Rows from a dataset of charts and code
start

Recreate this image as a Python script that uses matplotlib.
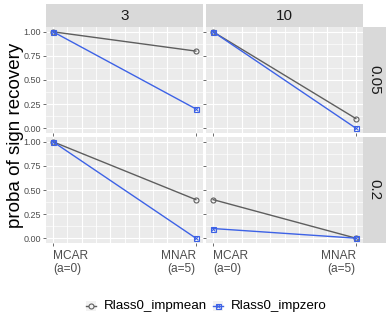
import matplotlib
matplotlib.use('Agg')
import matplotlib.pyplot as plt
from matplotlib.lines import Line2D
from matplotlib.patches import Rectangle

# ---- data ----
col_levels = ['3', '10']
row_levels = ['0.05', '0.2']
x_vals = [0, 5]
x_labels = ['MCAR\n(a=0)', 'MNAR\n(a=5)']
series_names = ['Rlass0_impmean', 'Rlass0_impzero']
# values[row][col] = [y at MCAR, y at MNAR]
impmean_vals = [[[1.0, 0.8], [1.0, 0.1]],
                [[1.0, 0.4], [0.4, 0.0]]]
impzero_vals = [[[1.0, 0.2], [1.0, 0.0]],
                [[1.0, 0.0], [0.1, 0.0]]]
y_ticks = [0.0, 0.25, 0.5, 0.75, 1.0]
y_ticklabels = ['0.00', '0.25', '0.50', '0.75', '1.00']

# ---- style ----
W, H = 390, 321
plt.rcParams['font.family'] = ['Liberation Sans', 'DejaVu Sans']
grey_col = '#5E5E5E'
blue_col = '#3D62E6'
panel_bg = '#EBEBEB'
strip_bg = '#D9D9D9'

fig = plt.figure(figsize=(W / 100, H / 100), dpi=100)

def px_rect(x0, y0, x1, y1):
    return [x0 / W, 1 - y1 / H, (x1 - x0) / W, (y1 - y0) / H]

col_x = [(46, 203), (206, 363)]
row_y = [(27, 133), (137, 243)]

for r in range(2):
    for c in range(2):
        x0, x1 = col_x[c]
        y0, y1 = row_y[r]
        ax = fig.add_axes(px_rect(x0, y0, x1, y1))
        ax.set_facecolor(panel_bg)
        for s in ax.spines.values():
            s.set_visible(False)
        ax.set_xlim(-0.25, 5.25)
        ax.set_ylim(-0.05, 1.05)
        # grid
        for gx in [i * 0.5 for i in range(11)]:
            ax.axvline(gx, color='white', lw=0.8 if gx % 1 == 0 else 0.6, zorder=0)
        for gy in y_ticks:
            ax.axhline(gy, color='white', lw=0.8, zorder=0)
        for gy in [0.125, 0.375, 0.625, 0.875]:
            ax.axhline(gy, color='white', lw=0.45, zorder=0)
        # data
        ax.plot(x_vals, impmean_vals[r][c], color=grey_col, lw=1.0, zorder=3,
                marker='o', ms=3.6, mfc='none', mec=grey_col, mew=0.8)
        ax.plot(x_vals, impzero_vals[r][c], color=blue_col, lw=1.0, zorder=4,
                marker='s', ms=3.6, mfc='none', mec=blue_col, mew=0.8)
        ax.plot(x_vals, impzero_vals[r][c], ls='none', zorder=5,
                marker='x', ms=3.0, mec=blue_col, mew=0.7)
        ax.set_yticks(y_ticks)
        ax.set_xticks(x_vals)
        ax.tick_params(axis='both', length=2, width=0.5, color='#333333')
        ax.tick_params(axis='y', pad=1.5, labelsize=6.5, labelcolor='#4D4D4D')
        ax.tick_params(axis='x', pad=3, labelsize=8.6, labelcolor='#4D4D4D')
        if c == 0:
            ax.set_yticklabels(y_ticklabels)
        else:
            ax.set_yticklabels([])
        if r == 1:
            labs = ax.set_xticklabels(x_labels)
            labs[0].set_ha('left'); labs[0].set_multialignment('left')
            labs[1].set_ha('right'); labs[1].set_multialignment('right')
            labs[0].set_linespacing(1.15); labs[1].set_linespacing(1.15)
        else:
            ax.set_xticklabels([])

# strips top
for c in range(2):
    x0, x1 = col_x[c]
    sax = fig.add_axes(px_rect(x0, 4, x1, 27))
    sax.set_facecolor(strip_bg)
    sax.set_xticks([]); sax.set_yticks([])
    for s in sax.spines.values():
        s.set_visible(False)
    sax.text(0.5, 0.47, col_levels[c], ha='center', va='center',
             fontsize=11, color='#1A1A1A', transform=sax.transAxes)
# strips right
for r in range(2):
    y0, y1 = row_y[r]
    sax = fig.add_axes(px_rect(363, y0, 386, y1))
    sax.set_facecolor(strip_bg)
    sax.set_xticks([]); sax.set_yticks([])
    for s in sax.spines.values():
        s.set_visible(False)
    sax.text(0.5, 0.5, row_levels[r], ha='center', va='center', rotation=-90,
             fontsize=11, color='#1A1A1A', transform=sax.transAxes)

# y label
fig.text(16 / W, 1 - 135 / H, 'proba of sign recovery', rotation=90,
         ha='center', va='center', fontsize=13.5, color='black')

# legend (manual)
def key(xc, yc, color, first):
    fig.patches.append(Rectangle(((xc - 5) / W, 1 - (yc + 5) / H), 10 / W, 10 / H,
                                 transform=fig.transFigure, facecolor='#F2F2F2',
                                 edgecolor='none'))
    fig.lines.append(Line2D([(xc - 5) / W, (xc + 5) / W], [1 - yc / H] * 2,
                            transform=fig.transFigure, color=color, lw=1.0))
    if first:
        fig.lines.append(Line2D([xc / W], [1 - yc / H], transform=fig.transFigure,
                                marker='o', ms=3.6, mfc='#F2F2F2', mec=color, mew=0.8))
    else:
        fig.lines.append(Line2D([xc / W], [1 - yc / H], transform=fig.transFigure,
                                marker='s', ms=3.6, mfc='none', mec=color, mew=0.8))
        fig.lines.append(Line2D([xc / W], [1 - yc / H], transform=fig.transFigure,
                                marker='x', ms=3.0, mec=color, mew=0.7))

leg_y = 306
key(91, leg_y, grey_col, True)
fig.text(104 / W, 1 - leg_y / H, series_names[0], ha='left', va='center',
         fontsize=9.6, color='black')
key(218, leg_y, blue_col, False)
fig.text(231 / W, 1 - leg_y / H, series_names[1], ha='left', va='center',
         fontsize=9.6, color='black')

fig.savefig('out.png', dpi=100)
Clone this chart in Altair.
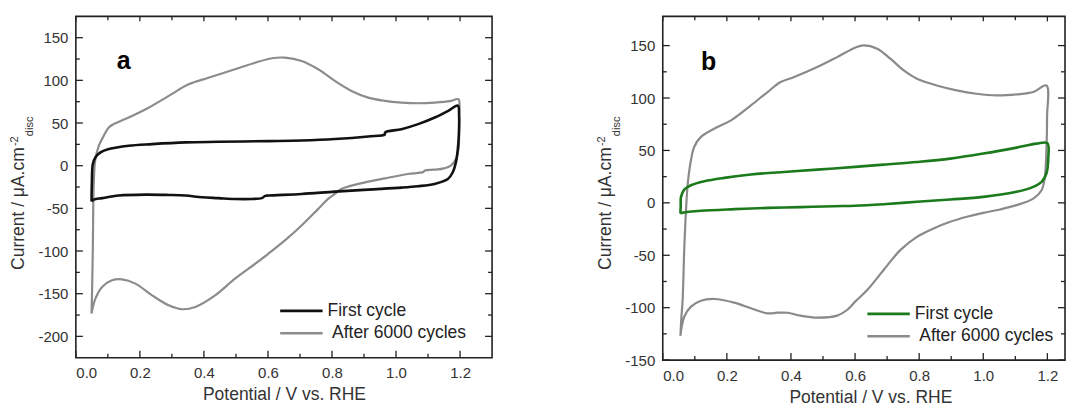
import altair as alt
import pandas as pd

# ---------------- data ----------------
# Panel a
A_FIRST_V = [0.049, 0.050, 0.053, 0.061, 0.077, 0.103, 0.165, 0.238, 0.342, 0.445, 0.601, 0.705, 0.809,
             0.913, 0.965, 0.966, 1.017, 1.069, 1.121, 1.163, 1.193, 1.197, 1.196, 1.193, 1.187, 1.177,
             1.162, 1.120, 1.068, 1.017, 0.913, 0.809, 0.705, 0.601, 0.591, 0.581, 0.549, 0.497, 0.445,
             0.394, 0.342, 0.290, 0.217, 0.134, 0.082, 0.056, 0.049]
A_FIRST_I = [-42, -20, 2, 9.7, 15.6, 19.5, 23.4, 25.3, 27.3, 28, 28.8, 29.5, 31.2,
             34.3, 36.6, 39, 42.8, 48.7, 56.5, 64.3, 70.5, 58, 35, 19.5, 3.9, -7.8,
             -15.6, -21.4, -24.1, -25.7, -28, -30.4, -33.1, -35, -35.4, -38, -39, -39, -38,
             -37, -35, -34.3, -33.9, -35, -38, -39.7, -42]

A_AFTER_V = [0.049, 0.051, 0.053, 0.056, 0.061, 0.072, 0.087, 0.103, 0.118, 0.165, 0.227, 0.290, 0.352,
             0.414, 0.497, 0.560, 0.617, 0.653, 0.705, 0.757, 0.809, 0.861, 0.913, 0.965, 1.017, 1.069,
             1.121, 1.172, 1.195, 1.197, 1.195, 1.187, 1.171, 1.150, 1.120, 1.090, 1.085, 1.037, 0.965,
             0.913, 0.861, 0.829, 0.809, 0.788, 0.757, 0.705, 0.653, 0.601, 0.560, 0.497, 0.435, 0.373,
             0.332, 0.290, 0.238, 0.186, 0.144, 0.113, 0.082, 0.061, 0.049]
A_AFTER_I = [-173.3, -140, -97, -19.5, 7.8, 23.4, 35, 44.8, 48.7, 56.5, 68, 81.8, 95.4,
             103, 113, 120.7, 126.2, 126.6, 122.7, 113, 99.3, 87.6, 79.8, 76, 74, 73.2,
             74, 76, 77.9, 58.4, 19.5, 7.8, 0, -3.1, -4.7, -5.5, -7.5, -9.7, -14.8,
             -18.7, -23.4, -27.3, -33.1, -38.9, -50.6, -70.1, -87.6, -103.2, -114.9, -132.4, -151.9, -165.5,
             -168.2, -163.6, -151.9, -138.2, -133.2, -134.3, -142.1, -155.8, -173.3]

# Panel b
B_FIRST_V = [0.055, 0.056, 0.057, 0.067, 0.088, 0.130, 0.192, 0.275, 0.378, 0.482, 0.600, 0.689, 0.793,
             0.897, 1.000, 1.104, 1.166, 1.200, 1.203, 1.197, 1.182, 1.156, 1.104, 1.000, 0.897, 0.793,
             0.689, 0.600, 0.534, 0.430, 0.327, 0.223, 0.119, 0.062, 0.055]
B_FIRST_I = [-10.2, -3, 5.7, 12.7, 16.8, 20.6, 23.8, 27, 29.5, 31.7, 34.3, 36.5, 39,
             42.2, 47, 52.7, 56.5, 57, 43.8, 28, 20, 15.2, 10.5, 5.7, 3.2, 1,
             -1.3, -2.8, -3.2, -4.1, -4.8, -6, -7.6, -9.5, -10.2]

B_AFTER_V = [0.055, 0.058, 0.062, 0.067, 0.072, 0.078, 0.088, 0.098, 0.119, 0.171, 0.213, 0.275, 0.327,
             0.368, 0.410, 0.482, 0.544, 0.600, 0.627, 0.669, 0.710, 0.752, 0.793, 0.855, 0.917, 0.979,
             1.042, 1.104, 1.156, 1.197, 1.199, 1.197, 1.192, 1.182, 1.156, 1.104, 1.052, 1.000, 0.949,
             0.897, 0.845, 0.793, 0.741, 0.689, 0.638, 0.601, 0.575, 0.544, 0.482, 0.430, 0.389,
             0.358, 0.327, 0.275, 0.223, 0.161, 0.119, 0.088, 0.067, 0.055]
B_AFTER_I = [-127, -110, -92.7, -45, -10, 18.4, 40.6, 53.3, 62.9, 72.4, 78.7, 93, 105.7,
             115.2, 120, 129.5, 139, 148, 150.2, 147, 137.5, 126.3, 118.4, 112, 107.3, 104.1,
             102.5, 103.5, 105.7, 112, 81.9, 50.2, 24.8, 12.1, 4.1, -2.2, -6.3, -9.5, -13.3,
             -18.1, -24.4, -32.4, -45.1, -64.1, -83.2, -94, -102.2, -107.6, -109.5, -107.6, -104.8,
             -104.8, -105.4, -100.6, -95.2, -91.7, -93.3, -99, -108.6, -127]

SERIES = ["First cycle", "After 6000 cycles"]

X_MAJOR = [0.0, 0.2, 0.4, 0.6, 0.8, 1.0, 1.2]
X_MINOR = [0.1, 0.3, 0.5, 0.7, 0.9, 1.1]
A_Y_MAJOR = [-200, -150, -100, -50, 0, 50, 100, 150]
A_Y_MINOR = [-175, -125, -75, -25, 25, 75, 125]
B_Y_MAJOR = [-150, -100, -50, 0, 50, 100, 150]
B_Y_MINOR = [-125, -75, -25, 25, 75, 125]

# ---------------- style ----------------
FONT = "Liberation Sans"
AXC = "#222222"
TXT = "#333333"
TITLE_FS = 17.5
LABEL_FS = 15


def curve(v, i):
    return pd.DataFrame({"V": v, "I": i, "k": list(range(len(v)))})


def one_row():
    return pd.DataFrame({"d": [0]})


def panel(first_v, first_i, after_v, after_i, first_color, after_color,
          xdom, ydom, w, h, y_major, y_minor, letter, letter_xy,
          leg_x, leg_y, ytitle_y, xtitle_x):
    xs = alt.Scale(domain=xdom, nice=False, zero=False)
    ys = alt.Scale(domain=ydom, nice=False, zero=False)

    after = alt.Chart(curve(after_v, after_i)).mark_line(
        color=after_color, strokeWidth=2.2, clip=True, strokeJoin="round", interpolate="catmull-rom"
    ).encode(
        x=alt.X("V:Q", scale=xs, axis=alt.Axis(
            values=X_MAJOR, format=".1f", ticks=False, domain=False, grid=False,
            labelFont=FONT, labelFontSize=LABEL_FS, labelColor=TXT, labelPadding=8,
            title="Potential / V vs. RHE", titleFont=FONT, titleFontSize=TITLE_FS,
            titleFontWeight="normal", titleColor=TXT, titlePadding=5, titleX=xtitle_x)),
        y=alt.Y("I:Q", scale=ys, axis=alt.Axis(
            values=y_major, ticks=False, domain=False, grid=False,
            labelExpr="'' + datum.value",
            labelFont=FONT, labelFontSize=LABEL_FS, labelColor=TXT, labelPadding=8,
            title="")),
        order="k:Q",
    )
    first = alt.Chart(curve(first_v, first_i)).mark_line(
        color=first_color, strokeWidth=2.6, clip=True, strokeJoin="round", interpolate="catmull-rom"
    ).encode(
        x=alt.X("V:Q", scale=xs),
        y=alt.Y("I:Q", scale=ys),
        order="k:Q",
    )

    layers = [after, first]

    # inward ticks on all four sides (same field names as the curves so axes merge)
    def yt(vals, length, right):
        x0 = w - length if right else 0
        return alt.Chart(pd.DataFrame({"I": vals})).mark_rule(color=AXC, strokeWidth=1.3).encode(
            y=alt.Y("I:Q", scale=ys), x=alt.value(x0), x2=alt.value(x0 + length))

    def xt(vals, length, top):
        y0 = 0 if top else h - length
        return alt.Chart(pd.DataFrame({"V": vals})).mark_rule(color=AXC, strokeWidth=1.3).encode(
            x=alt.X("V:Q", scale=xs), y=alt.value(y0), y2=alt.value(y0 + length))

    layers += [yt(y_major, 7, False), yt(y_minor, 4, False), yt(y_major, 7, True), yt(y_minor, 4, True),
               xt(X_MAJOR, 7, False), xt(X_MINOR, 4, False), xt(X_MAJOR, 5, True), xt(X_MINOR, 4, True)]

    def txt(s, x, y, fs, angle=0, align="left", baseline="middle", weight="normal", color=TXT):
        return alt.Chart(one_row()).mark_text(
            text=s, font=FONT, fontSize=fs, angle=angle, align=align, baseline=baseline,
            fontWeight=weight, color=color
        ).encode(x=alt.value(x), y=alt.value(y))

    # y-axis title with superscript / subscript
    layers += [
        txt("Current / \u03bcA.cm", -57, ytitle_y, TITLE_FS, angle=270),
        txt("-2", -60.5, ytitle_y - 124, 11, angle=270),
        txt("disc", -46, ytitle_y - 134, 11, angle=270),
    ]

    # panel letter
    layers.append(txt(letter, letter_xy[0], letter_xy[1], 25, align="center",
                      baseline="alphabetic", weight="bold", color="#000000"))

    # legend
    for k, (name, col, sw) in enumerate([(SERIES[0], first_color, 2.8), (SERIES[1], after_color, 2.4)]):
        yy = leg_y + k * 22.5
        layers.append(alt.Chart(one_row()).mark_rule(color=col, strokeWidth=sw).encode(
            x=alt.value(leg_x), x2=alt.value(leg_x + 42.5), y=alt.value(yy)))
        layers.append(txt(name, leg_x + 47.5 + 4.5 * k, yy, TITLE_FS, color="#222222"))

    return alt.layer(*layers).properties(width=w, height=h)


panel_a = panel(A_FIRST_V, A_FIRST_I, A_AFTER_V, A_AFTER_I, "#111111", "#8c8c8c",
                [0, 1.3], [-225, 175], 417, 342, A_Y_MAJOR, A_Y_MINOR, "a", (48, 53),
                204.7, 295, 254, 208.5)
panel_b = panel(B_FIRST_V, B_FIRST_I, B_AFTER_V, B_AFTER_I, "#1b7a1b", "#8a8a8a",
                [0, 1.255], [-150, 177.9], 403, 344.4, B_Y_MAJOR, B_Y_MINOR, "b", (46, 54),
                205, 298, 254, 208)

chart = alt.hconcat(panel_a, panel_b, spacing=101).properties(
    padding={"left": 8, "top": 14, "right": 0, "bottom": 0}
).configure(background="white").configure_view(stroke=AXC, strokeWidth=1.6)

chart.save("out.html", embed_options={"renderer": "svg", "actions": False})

end

Starting at the first line of the material, output exactly the lines up to and including the one with "y_ticklabels = ['0.00', '0.25', '0.50', '0.75', '1.00']". Do not include the pictures.

Recreate this image as a Python script that uses matplotlib.
import matplotlib
matplotlib.use('Agg')
import matplotlib.pyplot as plt
from matplotlib.lines import Line2D
from matplotlib.patches import Rectangle

# ---- data ----
col_levels = ['3', '10']
row_levels = ['0.05', '0.2']
x_vals = [0, 5]
x_labels = ['MCAR\n(a=0)', 'MNAR\n(a=5)']
series_names = ['Rlass0_impmean', 'Rlass0_impzero']
# values[row][col] = [y at MCAR, y at MNAR]
impmean_vals = [[[1.0, 0.8], [1.0, 0.1]],
                [[1.0, 0.4], [0.4, 0.0]]]
impzero_vals = [[[1.0, 0.2], [1.0, 0.0]],
                [[1.0, 0.0], [0.1, 0.0]]]
y_ticks = [0.0, 0.25, 0.5, 0.75, 1.0]
y_ticklabels = ['0.00', '0.25', '0.50', '0.75', '1.00']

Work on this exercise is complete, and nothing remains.